[Source code of charts]
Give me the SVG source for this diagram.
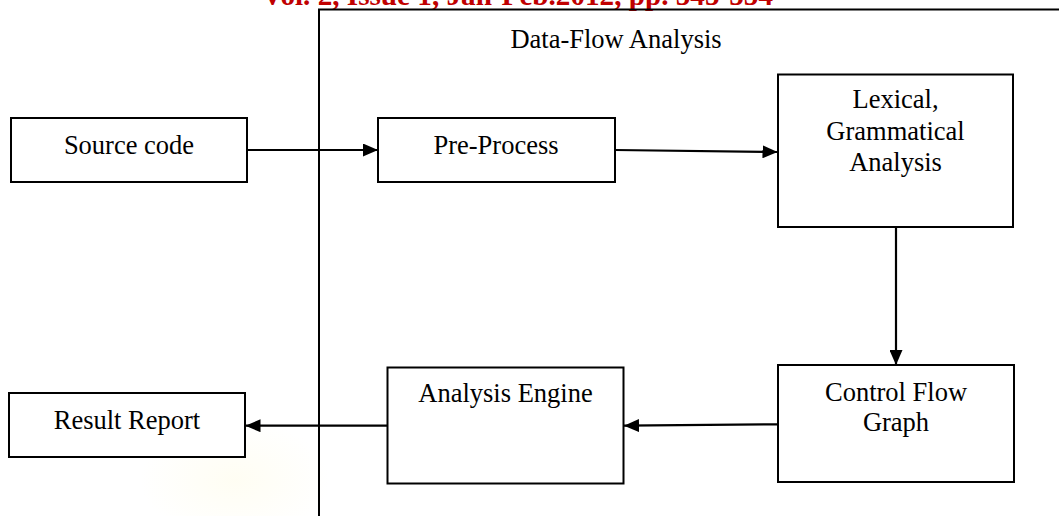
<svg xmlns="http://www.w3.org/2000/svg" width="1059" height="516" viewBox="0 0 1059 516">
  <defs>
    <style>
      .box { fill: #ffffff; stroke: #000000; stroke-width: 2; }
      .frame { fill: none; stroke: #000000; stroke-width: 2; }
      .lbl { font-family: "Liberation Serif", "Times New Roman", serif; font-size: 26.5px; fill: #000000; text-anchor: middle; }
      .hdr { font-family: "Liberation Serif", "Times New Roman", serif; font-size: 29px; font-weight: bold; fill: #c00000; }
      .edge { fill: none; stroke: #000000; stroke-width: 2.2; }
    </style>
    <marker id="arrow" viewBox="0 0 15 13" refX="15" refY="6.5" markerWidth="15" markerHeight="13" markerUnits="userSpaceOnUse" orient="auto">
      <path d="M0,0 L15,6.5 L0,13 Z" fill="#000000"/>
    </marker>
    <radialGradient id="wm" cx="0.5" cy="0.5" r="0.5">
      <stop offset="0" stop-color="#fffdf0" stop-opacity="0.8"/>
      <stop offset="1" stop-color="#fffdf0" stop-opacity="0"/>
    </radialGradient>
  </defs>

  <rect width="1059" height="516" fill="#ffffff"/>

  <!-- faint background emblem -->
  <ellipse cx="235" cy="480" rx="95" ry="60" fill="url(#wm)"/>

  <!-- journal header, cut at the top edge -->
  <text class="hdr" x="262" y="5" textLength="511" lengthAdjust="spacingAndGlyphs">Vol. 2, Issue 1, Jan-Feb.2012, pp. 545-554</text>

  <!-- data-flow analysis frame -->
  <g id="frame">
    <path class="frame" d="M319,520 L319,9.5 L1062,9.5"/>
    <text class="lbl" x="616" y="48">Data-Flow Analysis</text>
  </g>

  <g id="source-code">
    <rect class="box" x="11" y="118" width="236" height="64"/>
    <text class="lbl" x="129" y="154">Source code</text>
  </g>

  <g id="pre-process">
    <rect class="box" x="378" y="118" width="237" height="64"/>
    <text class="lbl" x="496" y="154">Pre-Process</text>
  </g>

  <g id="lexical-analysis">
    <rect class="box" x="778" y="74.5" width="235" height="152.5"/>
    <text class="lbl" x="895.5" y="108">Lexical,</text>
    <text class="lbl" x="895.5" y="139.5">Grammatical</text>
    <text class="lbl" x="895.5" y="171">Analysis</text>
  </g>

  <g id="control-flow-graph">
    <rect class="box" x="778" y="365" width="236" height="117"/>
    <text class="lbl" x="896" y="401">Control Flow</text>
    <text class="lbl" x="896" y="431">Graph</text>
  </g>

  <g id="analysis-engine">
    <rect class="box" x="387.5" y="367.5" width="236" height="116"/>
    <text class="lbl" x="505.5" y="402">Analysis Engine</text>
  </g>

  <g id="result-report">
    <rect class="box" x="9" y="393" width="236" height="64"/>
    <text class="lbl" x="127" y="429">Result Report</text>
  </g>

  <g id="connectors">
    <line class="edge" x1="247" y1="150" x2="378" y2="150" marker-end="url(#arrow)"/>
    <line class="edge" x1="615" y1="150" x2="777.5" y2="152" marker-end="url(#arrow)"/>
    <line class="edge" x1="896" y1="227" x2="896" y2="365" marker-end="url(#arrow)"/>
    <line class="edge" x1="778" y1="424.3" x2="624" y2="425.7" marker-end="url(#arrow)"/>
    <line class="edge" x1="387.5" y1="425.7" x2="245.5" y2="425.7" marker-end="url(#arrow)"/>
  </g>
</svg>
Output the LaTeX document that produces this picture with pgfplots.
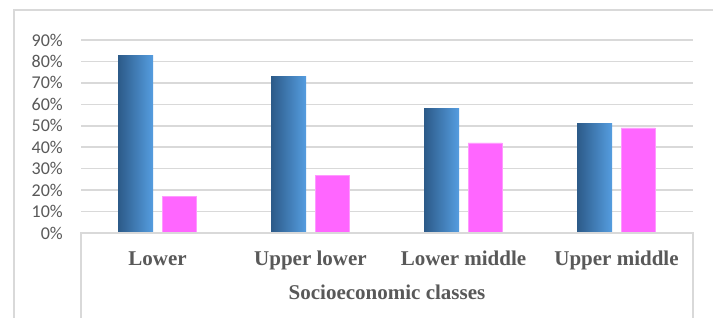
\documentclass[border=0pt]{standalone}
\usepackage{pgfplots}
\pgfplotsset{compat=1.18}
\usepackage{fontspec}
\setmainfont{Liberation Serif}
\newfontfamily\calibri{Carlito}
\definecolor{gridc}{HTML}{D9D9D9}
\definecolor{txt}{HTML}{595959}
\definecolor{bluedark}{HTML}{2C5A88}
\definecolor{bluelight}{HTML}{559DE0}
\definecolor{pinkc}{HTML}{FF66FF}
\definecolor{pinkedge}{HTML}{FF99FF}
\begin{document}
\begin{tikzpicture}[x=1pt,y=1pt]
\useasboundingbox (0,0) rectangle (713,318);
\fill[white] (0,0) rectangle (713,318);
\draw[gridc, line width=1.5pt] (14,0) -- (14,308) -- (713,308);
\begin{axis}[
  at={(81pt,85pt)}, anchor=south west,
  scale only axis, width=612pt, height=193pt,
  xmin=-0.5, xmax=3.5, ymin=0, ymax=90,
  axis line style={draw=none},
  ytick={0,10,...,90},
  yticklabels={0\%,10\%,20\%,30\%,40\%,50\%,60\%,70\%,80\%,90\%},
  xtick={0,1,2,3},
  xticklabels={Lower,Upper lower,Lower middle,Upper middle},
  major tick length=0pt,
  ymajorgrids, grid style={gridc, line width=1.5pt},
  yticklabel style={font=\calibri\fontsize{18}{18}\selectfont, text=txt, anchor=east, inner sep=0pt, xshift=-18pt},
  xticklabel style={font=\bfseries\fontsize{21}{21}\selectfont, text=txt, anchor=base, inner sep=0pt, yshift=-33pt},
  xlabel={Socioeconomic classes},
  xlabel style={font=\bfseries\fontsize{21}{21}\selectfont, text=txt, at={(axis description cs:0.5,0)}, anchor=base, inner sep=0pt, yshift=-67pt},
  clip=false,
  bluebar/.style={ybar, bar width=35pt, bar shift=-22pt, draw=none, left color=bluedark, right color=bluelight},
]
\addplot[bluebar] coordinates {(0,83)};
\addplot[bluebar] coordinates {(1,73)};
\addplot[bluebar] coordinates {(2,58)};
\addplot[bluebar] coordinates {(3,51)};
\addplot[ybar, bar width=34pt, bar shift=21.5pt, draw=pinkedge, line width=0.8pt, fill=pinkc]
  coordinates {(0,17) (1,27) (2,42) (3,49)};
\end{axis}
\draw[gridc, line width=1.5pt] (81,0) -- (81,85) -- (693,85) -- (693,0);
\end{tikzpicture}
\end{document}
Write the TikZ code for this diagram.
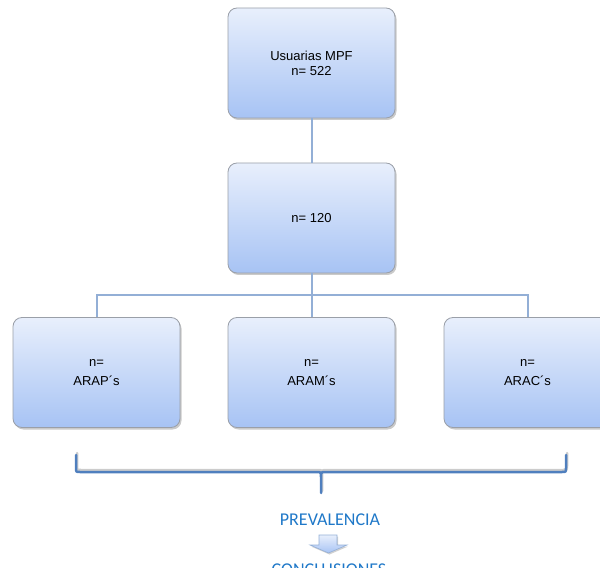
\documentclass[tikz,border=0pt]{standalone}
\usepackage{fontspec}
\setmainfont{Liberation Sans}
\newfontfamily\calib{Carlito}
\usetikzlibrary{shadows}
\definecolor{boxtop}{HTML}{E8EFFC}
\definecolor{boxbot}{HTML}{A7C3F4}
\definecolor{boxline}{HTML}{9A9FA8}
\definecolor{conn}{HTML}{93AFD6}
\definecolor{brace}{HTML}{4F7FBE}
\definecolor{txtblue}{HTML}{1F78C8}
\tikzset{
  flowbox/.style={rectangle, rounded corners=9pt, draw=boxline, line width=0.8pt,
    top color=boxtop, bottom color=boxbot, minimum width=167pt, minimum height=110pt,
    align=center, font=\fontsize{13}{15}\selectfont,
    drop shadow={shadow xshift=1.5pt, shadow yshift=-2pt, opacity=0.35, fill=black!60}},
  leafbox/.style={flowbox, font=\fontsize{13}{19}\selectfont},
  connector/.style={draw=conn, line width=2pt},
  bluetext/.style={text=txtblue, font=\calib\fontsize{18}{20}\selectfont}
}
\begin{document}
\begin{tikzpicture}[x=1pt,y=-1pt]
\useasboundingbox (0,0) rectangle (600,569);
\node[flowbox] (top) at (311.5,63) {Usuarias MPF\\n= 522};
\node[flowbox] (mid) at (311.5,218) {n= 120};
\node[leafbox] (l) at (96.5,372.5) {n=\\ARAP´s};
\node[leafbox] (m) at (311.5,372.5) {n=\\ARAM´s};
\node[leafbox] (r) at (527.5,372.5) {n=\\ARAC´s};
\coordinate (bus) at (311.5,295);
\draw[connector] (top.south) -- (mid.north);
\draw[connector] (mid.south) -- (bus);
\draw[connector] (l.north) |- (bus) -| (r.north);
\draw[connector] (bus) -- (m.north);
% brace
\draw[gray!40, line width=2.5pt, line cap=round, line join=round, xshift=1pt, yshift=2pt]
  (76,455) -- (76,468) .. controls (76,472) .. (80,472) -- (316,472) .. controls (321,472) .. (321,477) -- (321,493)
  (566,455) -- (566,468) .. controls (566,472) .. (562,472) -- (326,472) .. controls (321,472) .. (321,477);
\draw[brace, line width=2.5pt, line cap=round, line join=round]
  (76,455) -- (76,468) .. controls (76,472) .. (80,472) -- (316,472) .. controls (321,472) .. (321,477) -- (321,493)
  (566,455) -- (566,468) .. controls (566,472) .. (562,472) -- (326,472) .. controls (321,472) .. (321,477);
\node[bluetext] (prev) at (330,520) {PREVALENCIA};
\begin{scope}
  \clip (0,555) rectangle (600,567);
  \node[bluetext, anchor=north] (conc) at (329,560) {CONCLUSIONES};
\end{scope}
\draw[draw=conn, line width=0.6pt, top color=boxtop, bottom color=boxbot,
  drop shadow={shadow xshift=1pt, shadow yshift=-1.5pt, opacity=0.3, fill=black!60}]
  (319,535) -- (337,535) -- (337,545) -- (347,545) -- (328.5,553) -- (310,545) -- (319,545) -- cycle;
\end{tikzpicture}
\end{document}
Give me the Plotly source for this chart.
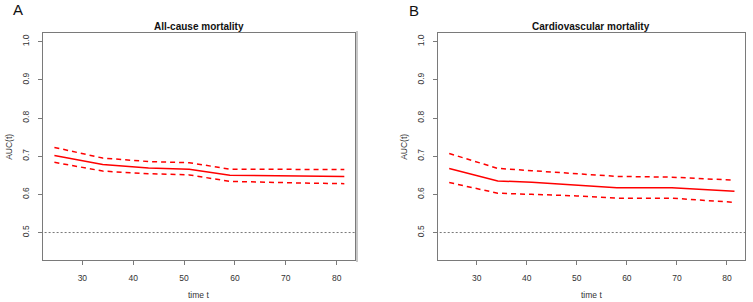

_Aim of the exercise:_ Every line from the top of the entries through the line that holds "Jan-Feb.2012, pp. 545-554</text>" is to be quoted exactly, please, and nothing else; omit the pictures.

_Solution for this task:_
Give me the SVG source for this diagram.
<svg xmlns="http://www.w3.org/2000/svg" width="1059" height="516" viewBox="0 0 1059 516">
  <defs>
    <style>
      .box { fill: #ffffff; stroke: #000000; stroke-width: 2; }
      .frame { fill: none; stroke: #000000; stroke-width: 2; }
      .lbl { font-family: "Liberation Serif", "Times New Roman", serif; font-size: 26.5px; fill: #000000; text-anchor: middle; }
      .hdr { font-family: "Liberation Serif", "Times New Roman", serif; font-size: 29px; font-weight: bold; fill: #c00000; }
      .edge { fill: none; stroke: #000000; stroke-width: 2.2; }
    </style>
    <marker id="arrow" viewBox="0 0 15 13" refX="15" refY="6.5" markerWidth="15" markerHeight="13" markerUnits="userSpaceOnUse" orient="auto">
      <path d="M0,0 L15,6.5 L0,13 Z" fill="#000000"/>
    </marker>
    <radialGradient id="wm" cx="0.5" cy="0.5" r="0.5">
      <stop offset="0" stop-color="#fffdf0" stop-opacity="0.8"/>
      <stop offset="1" stop-color="#fffdf0" stop-opacity="0"/>
    </radialGradient>
  </defs>

  <rect width="1059" height="516" fill="#ffffff"/>

  <!-- faint background emblem -->
  <ellipse cx="235" cy="480" rx="95" ry="60" fill="url(#wm)"/>

  <!-- journal header, cut at the top edge -->
  <text class="hdr" x="262" y="5" textLength="511" lengthAdjust="spacingAndGlyphs">Vol. 2, Issue 1, Jan-Feb.2012, pp. 545-554</text>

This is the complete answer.